Residents enjoy, as in all French cities, bakeries, delicatessens and supermarkets within walking distance. Lyon's traditional small restaurants, known as "bouchons" are considered the best in the country. The best wine, of course, is just up-Rhone and due east lie the Alps. Deprivation - of which there is much - is confined to sprawling estates on the periphery where young second generation north Africans have become ghettoised in bleak conditions with unemployment reaching 25 per cent. The average unemployment rate in greater Lyon is 12 per cent, the French average. The Lyonnais believe they pay too much tax towards a council which is "ill-organised". But city pride is such that when the right-wing mayor, Raymond Barre, organised a pounds 10m bond issue for the city, 95 per cent of it was bought by local residents.
BIRMINGHAM'S CENTRE has been transformed during the 1990s. Instead of a bleak concrete desert, the core of Britain's second city - slogan "Europe's meeting place" - has become a place to play and stroll and linger.

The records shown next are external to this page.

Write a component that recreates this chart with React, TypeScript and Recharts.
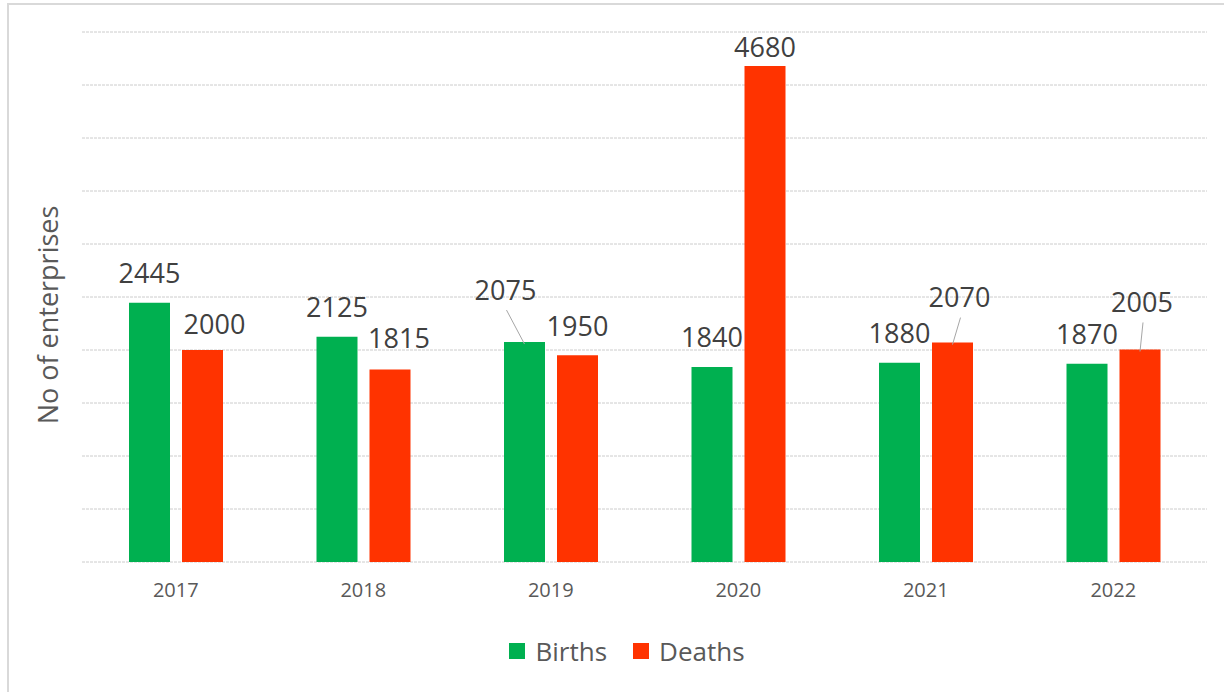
import React from "react";
import { BarChart, Bar, XAxis, YAxis, CartesianGrid, Legend, LabelList } from "recharts";

const YEARS = ["2017", "2018", "2019", "2020", "2021", "2022"];
const BIRTHS = [2445, 2125, 2075, 1840, 1880, 1870];
const DEATHS = [2000, 1815, 1950, 4680, 2070, 2005];
const Y_TICKS = [0, 500, 1000, 1500, 2000, 2500, 3000, 3500, 4000, 4500, 5000];

const GREEN = "#00B050";
const RED = "#FF3300";
const FONT = "'Open Sans', sans-serif";

// manual label nudges (Excel had some labels dragged around), [dx, dy, leader]
const NUDGE: Record<string, [number, number, boolean]> = {
  "Deaths-0": [12, 3, false],
  "Deaths-1": [9, -2, false],
  "Births-2": [-19, -23, true],
  "Deaths-3": [0, 11, false],
  "Deaths-4": [7, -16, true],
  "Deaths-5": [2, -18, true],
};

const data = YEARS.map((year, i) => ({ year, Births: BIRTHS[i], Deaths: DEATHS[i] }));

function makeLabel(series: string) {
  return (props: any) => {
    const { x, y, width, value, index } = props;
    const [dx, dy, leader] = NUDGE[`${series}-${index}`] ?? [0, 0, false];
    const cx = x + width / 2;
    const lx = cx + dx;
    const ly = y - 30 + dy;
    return (
      <g>
        {leader && <line x1={lx + 1} y1={ly + 21} x2={cx} y2={y + 2} stroke="#a6a6a6" strokeWidth={1} />}
        <text x={lx} y={ly} textAnchor="middle" dominantBaseline="central" fill="#404040" fontSize={27} fontFamily={FONT}>
          {value}
        </text>
      </g>
    );
  };
}

function LegendBox(props: any) {
  const items = props.payload ?? [];
  return (
    <div style={{ height: 40, paddingLeft: 30, display: "flex", justifyContent: "center", alignItems: "center", fontFamily: FONT, fontSize: 26, color: "#595959" }}>
      {items.map((it: any, i: number) => (
        <div key={it.value} style={{ display: "flex", alignItems: "center", marginLeft: i ? 26 : 0 }}>
          <span style={{ width: 16, height: 16, background: it.color, marginRight: 10, display: "inline-block" }} />
          <span>{it.value}</span>
        </div>
      ))}
    </div>
  );
}

export default function App() {
  return (
    <div style={{ position: "absolute", left: 0, top: 0, width: 1224, height: 692, overflow: "hidden", background: "#fff" }}>
      <div style={{ position: "absolute", left: 7, top: 3, width: 1300, height: 800, borderLeft: "2px solid #d9d9d9", borderTop: "2px solid #d9d9d9" }} />
      <BarChart width={1224} height={692} data={data} margin={{ top: 32, right: 17, bottom: 50, left: 0 }} barSize={41} barGap={12}>
        <CartesianGrid vertical={false} stroke="#cccccc" strokeDasharray="3 1" />
        <XAxis
          dataKey="year"
          height={40}
          axisLine={false}
          tickLine={false}
          tickMargin={15}
          tick={{ fill: "#595959", fontSize: 20, fontFamily: FONT }}
        />
        <YAxis
          width={82}
          domain={[0, 5000]}
          ticks={Y_TICKS}
          tick={() => <g />}
          axisLine={false}
          tickLine={false}
          label={{
            content: () => (
              <text x={47} y={315} transform="rotate(-90 47 315)" textAnchor="middle" dominantBaseline="central" fill="#595959" fontSize={27} fontFamily={FONT}>
                No of enterprises
              </text>
            ),
          }}
        />
        <Legend verticalAlign="bottom" content={<LegendBox />} wrapperStyle={{ bottom: 21, left: 0, width: 1224 }} />
        <Bar dataKey="Births" fill={GREEN} isAnimationActive={false}>
          <LabelList dataKey="Births" content={makeLabel("Births")} />
        </Bar>
        <Bar dataKey="Deaths" fill={RED} isAnimationActive={false}>
          <LabelList dataKey="Deaths" content={makeLabel("Deaths")} />
        </Bar>
      </BarChart>
    </div>
  );
}
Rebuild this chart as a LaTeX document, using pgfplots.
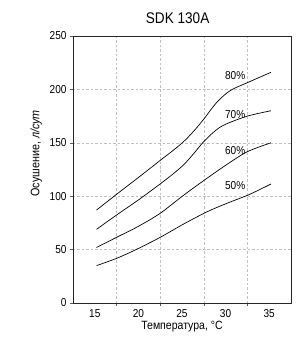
\documentclass[border=0pt]{standalone}
\usepackage{fontspec}
\setmainfont{Liberation Sans}
\newfontfamily\narrowfont[FakeStretch=0.88]{Liberation Sans}
\usepackage{pgfplots}
\pgfplotsset{compat=1.18}
\begin{document}
\begin{tikzpicture}
\useasboundingbox (-73bp,-42bp) rectangle (228bp,303bp);
\begin{axis}[
  at={(0,0)}, anchor=south west,
  scale only axis, width=218bp, height=267bp,
  xmin=12.5, xmax=37.5, ymin=0, ymax=250,
  xtick={15,20,25,30,35},
  minor xtick={17.5,22.5,27.5,32.5},
  ytick={0,50,100,150,200,250},
  major x tick style={draw=none},
  tick align=outside,
  tick style={gray!70!black, line width=0.6pt},
  major tick length=3bp, minor tick length=3bp,
  xtick pos=bottom, ytick pos=left,
  xminorgrids=true, ymajorgrids=true,
  grid style={gray!50, dash pattern=on 2.5pt off 2pt, line width=0.4pt},
  axis line style={gray!30!black, line width=1pt},
  /pgf/number format/assume math mode=true,
  ticklabel style={font=\narrowfont\fontsize{11.5}{13}\selectfont},
  title={\narrowfont\fontsize{15.5}{17}\selectfont SDK 130A},
  title style={at={(rel axis cs:0.48,1)}, anchor=base, yshift=7bp},
  xlabel={\narrowfont\fontsize{12}{14}\selectfont Температура, °C},
  ylabel={\narrowfont\fontsize{12.3}{14}\selectfont Осушение, \textit{л/сут}},
  xlabel style={yshift=3bp},
  ylabel style={at={(ticklabel cs:0.56)}, yshift=1bp},
]
\addplot[black, line width=0.7pt, smooth] coordinates {(15.2,87) (17.5,101.8) (20,117.5) (22.5,133.5) (24,143) (25.17,151) (26.3,160.5) (27.48,172) (29.0,188) (30.55,199) (32.5,206.3) (35.2,216)};
\addplot[black, line width=0.7pt, smooth] coordinates {(15.2,69) (17.5,82.4) (20,96.5) (22.5,111.5) (24,121) (25.2,129.5) (26.3,139.5) (27.48,151) (28.7,160.5) (29.9,167) (32.5,175) (35.2,180)};
\addplot[black, line width=0.7pt, smooth] coordinates {(15.2,52) (17.5,61.5) (20,71.8) (22.5,84) (25.2,101) (27.9,117) (30.2,130) (32.5,141.7) (35.2,150)};
\addplot[black, line width=0.7pt, smooth] coordinates {(15.2,35) (17.5,41.8) (19.8,50.3) (22.5,61.5) (25.2,74) (27.9,85.5) (30.2,93.5) (32.7,101.5) (35.2,111.4)};
\node[font=\narrowfont\fontsize{11.5}{13}\selectfont] at (axis cs:31.1,212.5) {80\%};
\node[font=\narrowfont\fontsize{11.5}{13}\selectfont] at (axis cs:31.1,176) {70\%};
\node[font=\narrowfont\fontsize{11.5}{13}\selectfont] at (axis cs:31.1,143) {60\%};
\node[font=\narrowfont\fontsize{11.5}{13}\selectfont] at (axis cs:31.1,109.5) {50\%};
\end{axis}
\end{tikzpicture}
\end{document}
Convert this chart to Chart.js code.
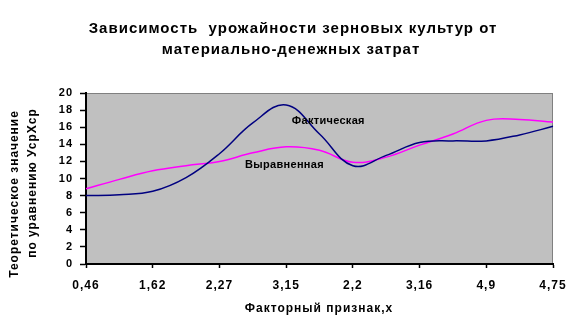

But the centre is surrounded by run-down inner-city wards in which poverty is concentrated. According to a recent government report, Birmingham is England's fifth most deprived council area.
The Labour-run authority admits it needs more people with jobs, incomes and aspirations to choose to live within the city. Teresa Stewart, council leader, said: ``People move to Worcestershire, and then clog up our roads commuting into town. We want to keep them because we need a good mixture of people living in the city.''
Forty years ago only 18 per cent of those working within the city boundaries lived outside. That has climbed to 30 per cent. However its population, currently 989,000, has declined much less rapidly than other big British cities.
A 17-mile overland metro linking the city centre to Wolverhampton via Walsall is due to open in the spring. Another new jewel in Birmingham's crown is Brindley Place, a canalside development of offices, upmarket homes and bars and restaurants including an art gallery and aquarium. Smaller than Canary Wharf in London, it is also friendlier and more attractive.